INSTRUCTION:
Retype every line from the start of the data down to and including the line with "in range(10, 17)". Skip the pictures.
|---|
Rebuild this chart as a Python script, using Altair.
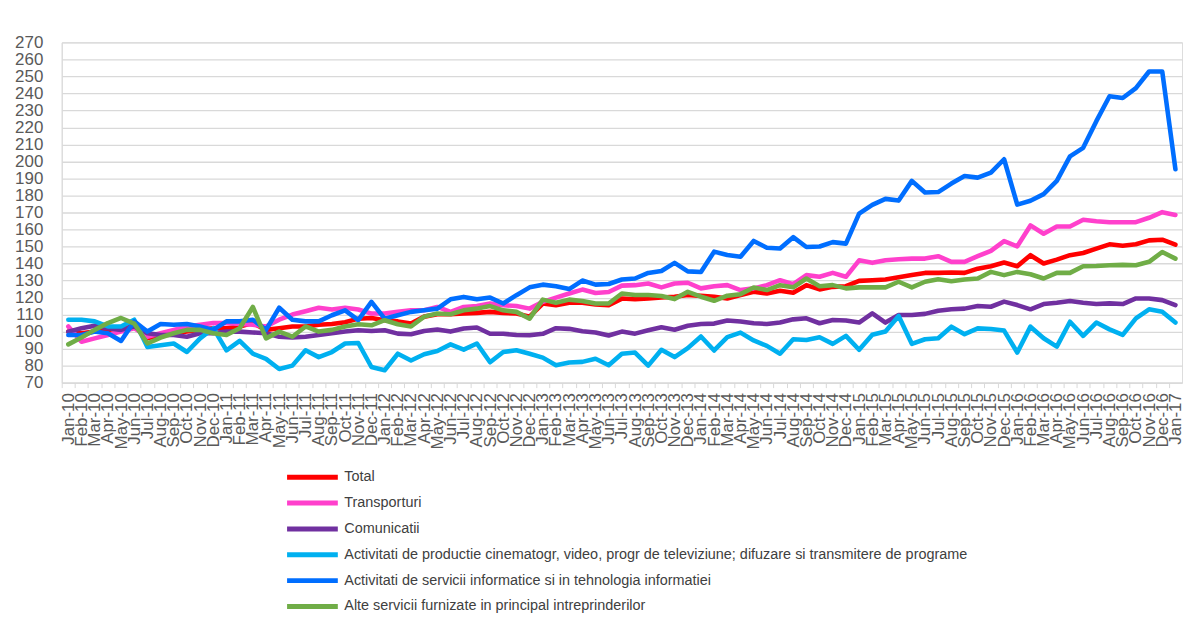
import altair as alt
import pandas as pd

MONTHS = ["Jan", "Feb", "Mar", "Apr", "May", "Jun", "Jul", "Aug", "Sep", "Oct", "Nov", "Dec"]
labels = [f"{m}-{y}" for y in range(10, 17) for m in MONTHS] + ["Jan-17"]

total = [100, 99, 100, 101, 102, 103, 96, 98, 99, 100, 101, 102, 102, 103, 105, 101, 102, 103, 103, 104, 104.5, 105.5,
         107.6, 108, 106.7, 106, 104.7, 108.8, 110.2, 110.2, 110.6, 111, 111.6, 111, 110.6, 108.8, 116.5, 115.5, 117, 117, 116, 115.5, 119.4,
         119, 119.4, 120, 120.5, 121.5, 121, 120.5, 119.5, 121.5, 123.4, 122.4, 124, 122.8, 127.3, 124.8, 126.3, 126.7, 129.8, 130.2, 130.6, 132,
         133.2, 134.5, 134.5, 134.7, 134.5, 137, 138.4, 140.6, 138.4, 144.9, 140, 142.3, 144.9, 146.2, 148.8, 151.3, 150.5, 151.3, 153.6, 154, 151.1]

transporturi = [103, 94, 96, 98, 100, 102, 97, 99, 101, 103, 104, 105, 105, 104.5, 104, 103, 107, 110, 112, 114, 113, 114,
                113, 110.6, 110.6, 111.6, 112.5, 112.5, 114.5, 111.6, 114.5, 115, 116.5, 115.5, 115, 113.5, 117.5, 120, 122.4, 124.7, 122.7, 123.3, 127,
                127.3, 128.3, 126, 128.3, 128.7, 125.4, 126.7, 127.3, 124.4, 125.4, 127.3, 130.2, 127.9, 133.2, 132.2, 134.5, 132.2, 141.9, 140.4, 141.9, 142.5,
                142.9, 142.9, 144.3, 141, 141, 144.3, 147.4, 153.2, 150.1, 162.4, 157.5, 161.8, 161.8, 165.7, 164.9, 164.3, 164.3, 164.3, 166.9, 170.2, 168.6]

comunicatii = [100, 102, 103.5, 102, 101, 103, 99, 98, 98, 97, 99, 99, 100, 100, 99.5, 99, 97, 96.5, 97, 98, 99, 100,
               100.8, 100.4, 100.8, 98.8, 98.4, 100.4, 101.2, 100, 101.8, 102.4, 98.7, 98.7, 98, 97.9, 98.7, 102, 101.6, 100.2, 99.5, 97.7, 100,
               98.8, 100.8, 102.5, 101.1, 103.4, 104.5, 104.7, 106.5, 105.9, 104.9, 104.5, 105.3, 107.2, 107.8, 104.9, 106.8, 106.5, 105.3, 110.7, 105.3, 109.8,
               109.8, 110.4, 112.3, 113.1, 113.5, 115, 114.6, 117.6, 115.6, 113.1, 116.2, 117, 118, 117, 116.2, 116.6, 116.2, 119.5, 119.5, 118.5, 115.6]

cinematografie = [107, 107, 106, 103, 103, 107, 91, 92, 93, 88, 96, 102, 89, 94.5, 87, 84, 78, 80, 89, 85, 88, 93,
                  93.3, 79.2, 77.3, 87, 83, 86.7, 88.6, 92.5, 89.4, 93, 82, 88, 89, 87, 84.7, 80.2, 81.8, 82.2, 84, 80.2, 87,
                  87.7, 80, 89.3, 85, 90.3, 97.1, 88.9, 96.7, 99.4, 94.8, 91.6, 87, 95.5, 95.1, 96.7, 92.8, 97.5, 89.3, 98.1, 100, 109.2,
                  92.8, 95.5, 96.1, 102.9, 98.5, 101.9, 101.5, 100.6, 87.7, 102.9, 96.1, 91.2, 105.8, 97.5, 105.3, 101.3, 98.1, 107.8, 113.1, 111.7, 105.3]

informatice = [98, 98, 100, 99, 94.5, 106, 100, 104.5, 104, 104.5, 103, 101, 106, 106, 107, 101, 114, 107, 106, 106, 109.6, 112.5,
               106.7, 117.5, 107.6, 109.6, 111.6, 112.5, 113.5, 119, 120.4, 119, 120, 116.5, 121.4, 126, 127.6, 126.7, 125, 130, 127.6, 128, 130.6,
               131.2, 134.5, 135.6, 140.4, 135.4, 135, 147, 145, 144, 153.3, 149.3, 148.8, 155.5, 149.7, 150, 152.6, 151.7, 169.3, 174.5, 178, 177,
               188.6, 181.8, 182, 187, 191.5, 190.5, 193.5, 201.3, 174.6, 176.9, 180.8, 188.6, 203, 208, 223.7, 238.3, 237.3, 243.1, 252.9, 252.9, 195.4]

alte_servicii = [92.5, 96.5, 101, 105, 108, 104.7, 93, 96.5, 99, 101, 101, 99, 98, 102, 114.5, 96, 100, 97, 103, 100, 101, 103,
                 104.3, 103.7, 106.7, 104.3, 103, 108.8, 110.6, 110.2, 112.5, 113.5, 115, 112.5, 111.6, 107.6, 118.8, 117, 118.8, 118, 116.5, 116.5, 122.4,
                 121.5, 121.5, 120.9, 119.1, 123.4, 120.5, 118.1, 121.1, 122, 125.9, 124.4, 127.3, 126, 131.2, 126.7, 127.3, 125.4, 126, 126, 126, 129.3,
                 126, 129.3, 130.8, 129.6, 130.6, 131.2, 135.1, 133.2, 135.1, 133.7, 131.2, 134.5, 134.5, 138.4, 138.6, 139, 139.2, 139, 141, 146.8, 142.9]

series_names = [
    "Total",
    "Transporturi",
    "Comunicatii",
    "Activitati de productie cinematogr, video, progr de televiziune; difuzare si transmitere de programe",
    "Activitati de servicii informatice si in tehnologia informatiei",
    "Alte servicii furnizate in principal intreprinderilor",
]
series_colors = ["#FF0000", "#FF40CC", "#7030A0", "#00B0F0", "#006EFF", "#70AD47"]
series_values = [total, transporturi, comunicatii, cinematografie, informatice, alte_servicii]

rows = []
for name, vals in zip(series_names, series_values):
    for lab, v in zip(labels, vals):
        rows.append({"luna": lab, "serie": name, "valoare": v})
df = pd.DataFrame(rows)

FONT = "Liberation Sans"
WIDTH = 1126
STEP = WIDTH / 85

x_enc = alt.X(
    "luna:O",
    sort=labels,
    scale=alt.Scale(domain=labels),
    axis=alt.Axis(
        title=None, labelAngle=-90, labelFontSize=17, labelColor="#595959", labelFont=FONT,
        tickColor="#D9D9D9", tickSize=5, tickWidth=1, domainColor="#D9D9D9", domainWidth=1,
        tickOffset=-STEP / 2, labelOffset=STEP / 2, labelPadding=5,
        labelOverlap=False, grid=False,
    ),
)
y_enc = alt.Y(
    "valoare:Q",
    scale=alt.Scale(domain=[70, 270], nice=False, zero=False),
    axis=alt.Axis(
        title=None, values=list(range(70, 271, 10)), grid=True, gridColor="#D9D9D9", gridWidth=1.3,
        ticks=False, domain=True, domainColor="#D9D9D9", labelFontSize=17, labelColor="#595959",
        labelFont=FONT, labelPadding=19, labelOverlap=False,
    ),
)
color_enc = alt.Color(
    "serie:N",
    scale=alt.Scale(domain=series_names, range=series_colors),
    legend=alt.Legend(
        title=None, orient="none", legendX=224, legendY=424, direction="vertical",
        symbolType="stroke", symbolSize=2601, symbolStrokeWidth=5, clipHeight=26, rowPadding=0,
        labelFontSize=14.5, labelFont=FONT, labelColor="#404040", labelOffset=4, padding=0,
        labelLimit=900,
    ),
)

base = alt.Chart(df).mark_line(strokeWidth=4.6, strokeJoin="round", strokeCap="round").encode(
    x=x_enc, y=y_enc, color=color_enc
)
layers = [base.transform_filter(alt.datum.serie == n) for n in series_names]

chart = (
    alt.layer(*layers)
    .properties(
        width=WIDTH, height=342,
        padding={"left": 54, "top": 33, "right": 3, "bottom": 231},
        autosize=alt.AutoSizeParams(type="none"),
        background="white",
    )
    .configure_view(stroke=None)
    .configure(font=FONT)
)

chart.save("out.html", embed_options={"renderer": "svg", "actions": False})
|---|
SOLUTION:
Rebuild this chart as a Python script, using Altair.
import altair as alt
import pandas as pd

MONTHS = ["Jan", "Feb", "Mar", "Apr", "May", "Jun", "Jul", "Aug", "Sep", "Oct", "Nov", "Dec"]
labels = [f"{m}-{y}" for y in range(10, 17) for m in MONTHS] + ["Jan-17"]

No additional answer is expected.